September 27, 2012 · 0 Comments
He took the enormous risk of promoting himself up the order during a World Cup final – and backed it with a match-winning knock – but he didn’t even tinker with the batting order, forget changing personnel, during the eight consecutive losses in overseas Tests against England and Australia. Any change then would have involved taking calls on senior batsmen who, barring Rahul Dravid in England, had not been making big scores. Dhoni‘s statement today that India will most likely play five bowlers against Australia will force him to take such a decision tomorrow – leaving a senior batsman out of the XI.
“It is most likely that we will play with five bowlers but what the combination will be… we will see the wicket and it will depend on that as well,” Dhoni said. “It will be a fresh wicket. We will see after the press conference and how it looks tomorrow before the match.”
If Dhoni does go in with five bowlers, Virender Sehwag could be the man most likely to sit out. India played five bowlers against England in the group stage, resting Sehwag, Zaheer Khan and R Ashwin and opening the innings with Irfan Pathan instead in the 90-run win.
What makes Sehwag’s case relatively weak is that he adds value only with the bat, and even that has diminished drastically in recent times. He’s bowled only once in a Twenty20 international and he is the only batsman in the side who has to be hidden on the field. All the India middle-order batsmen give Dhoni bowling options and are sharp fielders. While the other opener Gautam Gambhir does not bowl and is not spectacular on the field, he is nowhere close to being a liability on it. As a captain, Dhoni is known to be not comfortable with players who are one-dimensional, unless they are exceptional.
Sehwag has built a career out of being an exceptional hitter. He has always been allowed to bat the way he does irrespective of the match situation or team requirement, with the belief that on his day, he can be an incomparable match-winner. Those days have become rarer and rarer. His fitness has been dodgy, and he has played only 13 ODIs since the 2011 World Cup, with only two innings of note – the double-century against West Indies in Indore and a 96 against Sri Lanka in Hambantota.
It is the kind of call Dhoni has almost never made, apart from the time when he rotated three senior openers – Sehwag, Gambhir and Sachin Tendulkar – during the ODI tri-series in Australia earlier this year to give his young middle-order batsmen more chances. As Dhoni said today, without naming anyone, if he does leave a senior batsman out, it will be a very difficult decision for him.

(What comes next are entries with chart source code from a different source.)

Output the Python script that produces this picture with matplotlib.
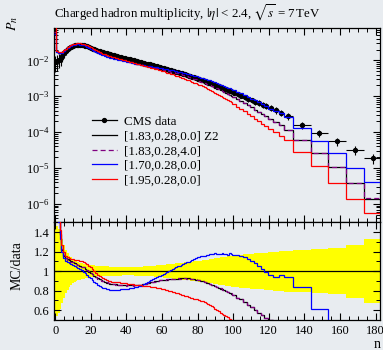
import numpy as np
import matplotlib
matplotlib.use("Agg")
import matplotlib.pyplot as plt
from matplotlib.lines import Line2D
from matplotlib.ticker import MultipleLocator, LogLocator, NullFormatter, FixedLocator

# ---- binning: width 1 up to 99.5, width 2 up to 119.5, then wider tail bins
edges = np.concatenate([np.arange(-0.5, 100.0, 1.0),
                        np.arange(101.5, 120.0, 2.0),
                        [122.5, 125.5, 128.5, 133.5, 143.5, 153.5, 163.5, 173.5, 183.5]])

# CMS data P_n (units of 1e-3)
data_pn = [
    8.9, 9.5, 10.5, 11.7, 13.5, 15.8, 18.2, 20.4, 22.4, 24.0,
    25.1, 26.0, 26.6, 26.9, 26.9, 26.6, 26.0, 25.1, 24.3, 23.2,
    22.1, 21.1, 20.2, 19.3, 18.4, 17.8, 17.2, 16.6, 16.0, 15.5,
    15.0, 14.6, 14.2, 13.8, 13.4, 13.0, 12.6, 12.25, 11.9, 11.55,
    11.2, 10.9, 10.6, 10.3, 10.0, 9.7, 9.45, 9.2, 8.9, 8.65,
    8.4, 8.15, 7.9, 7.7, 7.45, 7.25, 7.05, 6.85, 6.65, 6.45,
    6.25, 6.05, 5.85, 5.67, 5.49, 5.31, 5.14, 4.97, 4.81, 4.65,
    4.5, 4.34, 4.18, 4.03, 3.88, 3.74, 3.6, 3.47, 3.35, 3.23,
    3.11, 2.98, 2.86, 2.75, 2.63, 2.53, 2.42, 2.33, 2.23, 2.14,
    2.05, 1.96, 1.87, 1.79, 1.71, 1.63, 1.56, 1.49, 1.42, 1.36,
    1.27, 1.15, 1.045, 0.95, 0.862, 0.783, 0.71, 0.645, 0.585, 0.53,
    0.47, 0.41, 0.35, 0.28, 0.16, 0.095, 0.055, 0.032, 0.019,
]

# relative data uncertainty (yellow band)
data_relerr = [
    0.48, 0.46, 0.43, 0.39, 0.33, 0.27, 0.22, 0.19, 0.16, 0.14,
    0.125, 0.112, 0.102, 0.094, 0.087, 0.081, 0.076, 0.072, 0.068, 0.065,
    0.062, 0.06, 0.058, 0.056, 0.054, 0.053, 0.052, 0.051, 0.05, 0.049,
    0.048, 0.047, 0.047, 0.046, 0.046, 0.045, 0.045, 0.045, 0.044, 0.044,
    0.044, 0.044, 0.044, 0.044, 0.044, 0.045, 0.045, 0.046, 0.046, 0.047,
    0.048, 0.049, 0.05, 0.051, 0.052, 0.054, 0.056, 0.058, 0.06, 0.062,
    0.064, 0.066, 0.068, 0.07, 0.072, 0.074, 0.076, 0.078, 0.08, 0.082,
    0.084, 0.086, 0.088, 0.09, 0.092, 0.094, 0.096, 0.098, 0.1, 0.102,
    0.104, 0.106, 0.108, 0.11, 0.113, 0.116, 0.119, 0.122, 0.125, 0.128,
    0.131, 0.134, 0.137, 0.14, 0.143, 0.146, 0.149, 0.152, 0.155, 0.158,
    0.161, 0.165, 0.169, 0.172, 0.175, 0.178, 0.181, 0.184, 0.187, 0.19,
    0.195, 0.2, 0.205, 0.21, 0.215, 0.225, 0.235, 0.27, 0.33,
]

# MC / data ratios
ratio_z2 = [
    7.0, 1.80, 1.55, 1.38, 1.22, 1.16, 1.13, 1.12, 1.11, 1.10,
    1.09, 1.08, 1.07, 1.06, 1.05, 1.045, 1.04, 1.025, 1.01, 0.995,
    0.985, 0.97, 0.955, 0.94, 0.925, 0.915, 0.905, 0.897, 0.89, 0.883,
    0.877, 0.873, 0.869, 0.866, 0.864, 0.862, 0.86, 0.858, 0.857, 0.856,
    0.855, 0.854, 0.856, 0.855, 0.855, 0.857, 0.858, 0.86, 0.862, 0.864,
    0.867, 0.871, 0.876, 0.881, 0.886, 0.89, 0.895, 0.9, 0.903, 0.906,
    0.909, 0.911, 0.913, 0.914, 0.916, 0.917, 0.918, 0.92, 0.921, 0.923,
    0.925, 0.927, 0.93, 0.928, 0.926, 0.925, 0.923, 0.921, 0.918, 0.914,
    0.91, 0.905, 0.9, 0.895, 0.889, 0.883, 0.876, 0.869, 0.862, 0.854,
    0.846, 0.838, 0.83, 0.822, 0.813, 0.805, 0.796, 0.787, 0.779, 0.77,
    0.755, 0.73, 0.71, 0.685, 0.655, 0.63, 0.6, 0.575, 0.55, 0.525,
    0.5, 0.47, 0.44, 0.41, 0.37, 0.275, 0.19, 0.12, 0.074,
]

ratio_z2_pt4 = [
    7.0, 1.81, 1.56, 1.37, 1.23, 1.165, 1.135, 1.118, 1.108, 1.098,
    1.092, 1.078, 1.072, 1.058, 1.052, 1.043, 1.038, 1.027, 1.008, 0.997,
    0.983, 0.972, 0.953, 0.942, 0.923, 0.917, 0.903, 0.899, 0.888, 0.885,
    0.875, 0.875, 0.867, 0.868, 0.862, 0.864, 0.858, 0.86, 0.855, 0.858,
    0.853, 0.856, 0.854, 0.857, 0.853, 0.859, 0.856, 0.862, 0.86, 0.866,
    0.865, 0.873, 0.874, 0.883, 0.884, 0.892, 0.893, 0.902, 0.901, 0.908,
    0.907, 0.913, 0.911, 0.916, 0.914, 0.919, 0.916, 0.922, 0.919, 0.925,
    0.923, 0.929, 0.928, 0.93, 0.924, 0.927, 0.921, 0.923, 0.916, 0.916,
    0.908, 0.907, 0.898, 0.897, 0.887, 0.885, 0.874, 0.871, 0.86, 0.856,
    0.844, 0.84, 0.828, 0.824, 0.811, 0.807, 0.794, 0.789, 0.777, 0.772,
    0.757, 0.728, 0.712, 0.683, 0.657, 0.628, 0.602, 0.573, 0.552, 0.523,
    0.502, 0.468, 0.442, 0.408, 0.372, 0.273, 0.192, 0.119, 0.075,
]

ratio_170 = [
    6.0, 1.75, 1.50, 1.33, 1.20, 1.13, 1.10, 1.09, 1.08, 1.07,
    1.06, 1.05, 1.04, 1.03, 1.02, 1.01, 0.995, 0.978, 0.96, 0.943,
    0.925, 0.907, 0.89, 0.875, 0.86, 0.85, 0.84, 0.832, 0.825, 0.82,
    0.815, 0.812, 0.81, 0.809, 0.809, 0.81, 0.811, 0.813, 0.815, 0.817,
    0.818, 0.82, 0.823, 0.826, 0.83, 0.835, 0.84, 0.846, 0.853, 0.861,
    0.87, 0.88, 0.89, 0.9, 0.91, 0.92, 0.93, 0.938, 0.947, 0.955,
    0.963, 0.971, 0.98, 0.99, 1.0, 1.01, 1.02, 1.03, 1.04, 1.048,
    1.057, 1.065, 1.073, 1.082, 1.09, 1.098, 1.107, 1.115, 1.123, 1.132,
    1.14, 1.147, 1.153, 1.16, 1.155, 1.17, 1.165, 1.18, 1.172, 1.175,
    1.183, 1.176, 1.18, 1.172, 1.185, 1.175, 1.178, 1.17, 1.182, 1.175,
    1.17, 1.17, 1.155, 1.14, 1.12, 1.1, 1.08, 1.05, 1.02, 0.995,
    0.96, 0.935, 0.965, 0.945, 0.84, 0.61, 0.48, 0.32, 0.22,
]

ratio_195 = [
    10.0, 1.95, 1.60, 1.42, 1.27, 1.20, 1.16, 1.14, 1.13, 1.125,
    1.12, 1.118, 1.115, 1.11, 1.105, 1.1, 1.095, 1.083, 1.07, 1.055,
    1.04, 1.02, 1.0, 0.982, 0.965, 0.95, 0.935, 0.925, 0.915, 0.907,
    0.9, 0.896, 0.893, 0.89, 0.888, 0.887, 0.885, 0.883, 0.88, 0.878,
    0.875, 0.873, 0.87, 0.868, 0.865, 0.863, 0.86, 0.858, 0.855, 0.853,
    0.85, 0.848, 0.845, 0.843, 0.84, 0.837, 0.835, 0.831, 0.828, 0.824,
    0.82, 0.815, 0.81, 0.805, 0.8, 0.795, 0.79, 0.785, 0.78, 0.774,
    0.768, 0.761, 0.755, 0.749, 0.743, 0.737, 0.73, 0.725, 0.72, 0.715,
    0.71, 0.704, 0.698, 0.692, 0.685, 0.675, 0.665, 0.655, 0.645, 0.63,
    0.615, 0.6, 0.588, 0.576, 0.565, 0.553, 0.541, 0.53, 0.515, 0.5,
    0.48, 0.45, 0.42, 0.4, 0.375, 0.35, 0.33, 0.31, 0.29, 0.275,
    0.26, 0.245, 0.23, 0.215, 0.175, 0.117, 0.071, 0.044, 0.03,
]

labels = ["CMS data", "[1.83,0.28,0.0] Z2", "[1.83,0.28,4.0]",
          "[1.70,0.28,0.0]", "[1.95,0.28,0.0]"]
title = r"Charged hadron multiplicity, $\vert\eta\vert$ < 2.4, $\sqrt{s}$ = 7$\,$TeV"

bg = "#e8ecf0"
plt.rcParams["font.family"] = "serif"
plt.rcParams["font.serif"] = ["Liberation Serif", "DejaVu Serif"]
plt.rcParams["mathtext.fontset"] = "stix"
plt.rcParams["font.size"] = 9

data = np.array(data_pn) * 1e-3
err = np.array(data_relerr)
centers = 0.5 * (edges[:-1] + edges[1:])
halfw = 0.5 * np.diff(edges)

mc = [(ratio_z2, "black", "-"), (ratio_z2_pt4, "#800080", (0, (4, 2.5))),
      (ratio_170, "#0000ff", "-"), (ratio_195, "#ff0000", "-")]

fig = plt.figure(figsize=(3.83, 3.5), dpi=100)
fig.patch.set_facecolor(bg)
ax = fig.add_axes([0.1418, 0.3649, 0.8504, 0.556])
rax = fig.add_axes([0.1418, 0.0857, 0.8504, 0.2792], sharex=ax)
for a in (ax, rax):
    a.set_facecolor(bg)

# main panel
ax.errorbar(centers, data, yerr=data * err, xerr=halfw, fmt="o", ms=2.8,
            color="black", elinewidth=0.8, capsize=0, zorder=3)
for r, col, ls in mc:
    ax.stairs(data * np.array(r), edges, baseline=None, color=col, ls=ls, lw=0.9, zorder=4)
ax.set_yscale("log")
ax.set_ylim(3.1e-7, 0.081)
ax.set_xlim(-0.5, 182.5)
ax.yaxis.set_major_locator(FixedLocator([1e-6, 1e-5, 1e-4, 1e-3, 1e-2]))
ax.yaxis.set_minor_locator(LogLocator(base=10, subs=np.arange(2, 10)))
ax.yaxis.set_minor_formatter(NullFormatter())
ax.tick_params(axis="x", labelbottom=False)

handles = [Line2D([], [], color="black", marker="o", ms=2.8, lw=0.9)]
handles += [Line2D([], [], color=col, ls=ls, lw=0.9) for _, col, ls in mc]
ax.legend(handles, labels, loc="upper left", bbox_to_anchor=(0.115, 0.548),
          frameon=False, fontsize=9.4, handlelength=1.9, handletextpad=0.6,
          labelspacing=0.2, borderpad=0, borderaxespad=0)

# ratio panel
rax.stairs(1 + err, edges, baseline=1 - err, fill=True, color="#ffff00", lw=0, zorder=1)
rax.axhline(1.0, color="black", lw=0.9, zorder=2)
for r, col, ls in mc:
    rax.stairs(r, edges, baseline=None, color=col, ls=ls, lw=0.9, zorder=3)
rax.set_ylim(0.5, 1.5)
rax.yaxis.set_major_locator(FixedLocator([0.6, 0.8, 1.0, 1.2, 1.4]))
rax.set_yticklabels(["0.6", "0.8", "1", "1.2", "1.4"])
rax.yaxis.set_minor_locator(MultipleLocator(0.1))
rax.xaxis.set_major_locator(MultipleLocator(20))

for a in (ax, rax):
    a.xaxis.set_minor_locator(MultipleLocator(5))
    a.tick_params(which="both", direction="in", top=True, right=True, labelsize=9)
    a.tick_params(which="major", length=5, width=0.8)
    a.tick_params(which="minor", length=2.6, width=0.7)
    for s in a.spines.values():
        s.set_linewidth(0.9)

fig.text(54 / 383, 1 - 13 / 350, title, ha="left", va="center", fontsize=9.3)
fig.text(13 / 383, 1 - 16 / 350, "$P_n$", rotation=90, ha="center", va="top", fontsize=10)
fig.text(17 / 383, 1 - 266 / 350, "MC/data", rotation=90, ha="center", va="center", fontsize=10)
fig.text(377 / 383, 1 - 345 / 350, "n", ha="center", va="center", fontsize=10)

fig.savefig("out.png", dpi=100, facecolor=bg)
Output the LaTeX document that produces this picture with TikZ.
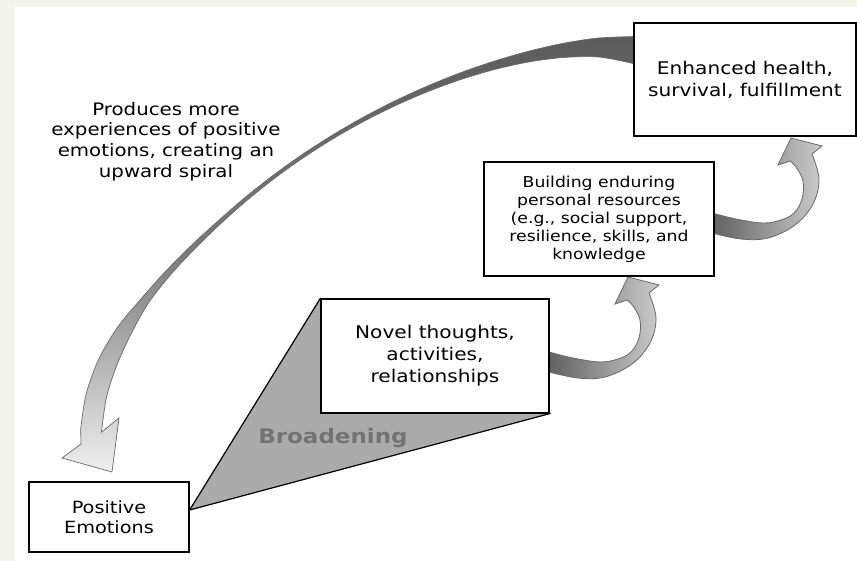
\documentclass[tikz,border=0pt]{standalone}
\usepackage{fontspec}
\newfontfamily\dvs[FakeStretch=1.15]{DejaVu Sans}
\usetikzlibrary{calc,backgrounds,decorations.markings}
\definecolor{bgcream}{RGB}{243,245,234}
\definecolor{arrowline}{RGB}{105,105,105}
\tikzset{
  box/.style={draw=black, line width=1.3pt, fill=white, inner sep=0pt, align=center, text=black},
  bigarrow/.style={draw=arrowline, line width=0.7pt, top color=black!64, bottom color=black!6, middle color=black!52},
  smallarrow/.style={draw=arrowline, line width=0.8pt, left color=black!62, right color=black!20},
  broad/.style={draw=black, line width=1.2pt, fill=black!33},
  bendarrow/.pic={
    \path[smallarrow]
      plot[smooth, tension=0.6] coordinates {(549,352) (573,358) (600,362) (618,359) (631,352) (639,338) (640,320) (633,306) (627,300)}
      -- (615,304) -- (628,277) -- (659,285) -- (649,293)
      -- plot[smooth, tension=0.6] coordinates {(649,293) (656,318) (650,343) (632,364) (605,377) (578,378) (549,372)}
      -- cycle;
  }
}
\begin{document}
\begin{tikzpicture}[x=1pt,y=-1pt]
\useasboundingbox (0,0) rectangle (857,561);

% boxes
\node[box, minimum width=160pt, minimum height=70pt, font=\dvs\fontsize{16.8}{20}\selectfont] (pe) at (109,517) {Positive\\Emotions};
\node[box, minimum width=228pt, minimum height=114pt, font=\dvs\fontsize{17.5}{22}\selectfont] (novel) at (435,356) {Novel thoughts,\\activities,\\relationships};
\node[box, minimum width=230pt, minimum height=114pt, font=\dvs\fontsize{15}{18}\selectfont] (build) at (599,219) {Building enduring\\personal resources\\(e.g., social support,\\resilience, skills, and\\knowledge};
\node[box, minimum width=222pt, minimum height=113pt, font=\dvs\fontsize{17.5}{22}\selectfont] (enh) at (745,79.5) {Enhanced health,\\survival, fulfillment};

% free texts
\node[align=center, inner sep=0pt, text=black, font=\dvs\fontsize{17.2}{20.7}\selectfont] (spiral) at (166,141.6) {Produces more\\experiences of positive\\emotions, creating an\\upward spiral};

% centre line of the return arrow (sampled, not drawn)
\path[decorate, decoration={markings,
   mark=between positions 0 and 1 step 0.0499 with {\coordinate (c\pgfkeysvalueof{/pgf/decoration/mark info/sequence number});}}]
  (634,50) .. controls (560,36) and (380,80) .. (232,211)
           .. controls (170,266) and (95,340) .. (91,432);

\foreach \i/\w in {1/13.5pt,2/9.5pt,3/7pt,4/5.2pt,5/4pt,6/3.2pt,7/2.6pt,8/2.2pt,9/1.9pt,10/1.7pt,11/1.6pt,12/1.6pt,13/1.7pt,14/1.9pt,15/2.4pt,16/3pt,17/4.2pt,18/7.5pt,19/9.5pt,20/10.3pt}{
  \pgfmathtruncatemacro\j{\i+1}
  \coordinate (o\i) at ($(c\i)!\w!-90:(c\j)$);
  \coordinate (n\i) at ($(c\i)!\w!90:(c\j)$);
}
\coordinate (o21) at ($(c21)!10.5pt!90:(c20)$);
\coordinate (n21) at ($(c21)!10.5pt!-90:(c20)$);
\coordinate (neckL) at (81,444);
\coordinate (barbL) at (62,458);
\coordinate (tipA) at (112,472);
\coordinate (barbR) at (119,418);

\begin{scope}[on background layer]
  \fill[white] (0,0) rectangle (857,561);
  \fill[bgcream] (0,0) rectangle (14,561);
  \fill[bgcream] (0,0) rectangle (857,7);

  % big return arrow
  \path[bigarrow]
    plot[smooth, tension=0.5] coordinates {(o1) (o2) (o3) (o4) (o5) (o6) (o7) (o8) (o9) (o10) (o11) (o12) (o13) (o14) (o15) (o16) (o17) (o18) (o19) (o20) (o21)}
    -- (neckL) -- (barbL) -- (tipA) -- (barbR)
    -- plot[smooth, tension=0.5] coordinates {(n21) (n20) (n19) (n18) (n17) (n16) (n15) (n14) (n13) (n12) (n11) (n10) (n9) (n8) (n7) (n6) (n5) (n4) (n3) (n2) (n1)}
    -- cycle;

  % broadening wedge
  \path[broad] ([yshift=7pt]pe.east) -- (novel.north west) -- (novel.south east) -- cycle;

  % small curved arrows
  \pic {bendarrow};
  \pic[shift={(163,-139)}] {bendarrow};
\end{scope}

\node[anchor=base, inner sep=0pt, text=black!55, font=\dvs\bfseries\fontsize{20}{24}\selectfont] (broadening) at (333,443) {Broadening};
\end{tikzpicture}
\end{document}
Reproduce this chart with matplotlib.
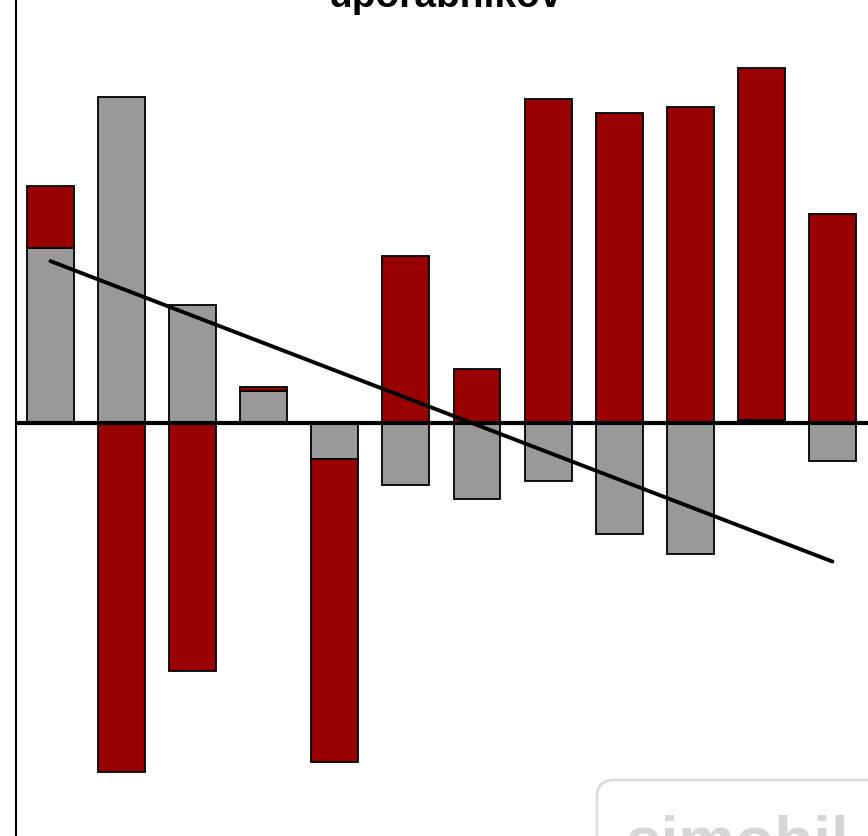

“I think it will be one of the toughest decisions that I have taken so far,” Dhoni said. “But we will have to see what fits the combination the best and we will have to wait and watch. It has to be a good decision because that is what really matters.”
Dhoni is a pragmatic captain. He likes to do things he is comfortable with, and likes to do them repeatedly. Even if he takes risks, they are calculated and rarely leaps of faith. He is comfortable with four specialist bowlers in the side. That is why he has said he missed Yuvraj Singh’s bowling so much while the latter was out of the side undergoing treatment for cancer. It seems he is preparing to step out of his comfort zone by saying he will play five bowlers against Australia, even more so, as the decision involves leaving out a senior batsman.
Sehwag was one of the last to pad up for the nets today. Before that, while Ashok Dinda was bowling to Dhoni, he joked around with the duo. The relationship, and the alleged rift, between Sehwag and Dhoni has been debated in the media in the lead-up to tomorrow‘s game. By Dhoni‘s standards – if Sehwag does not take the field tomorrow – it will be a brave and a rare decision. The question is, will he do it?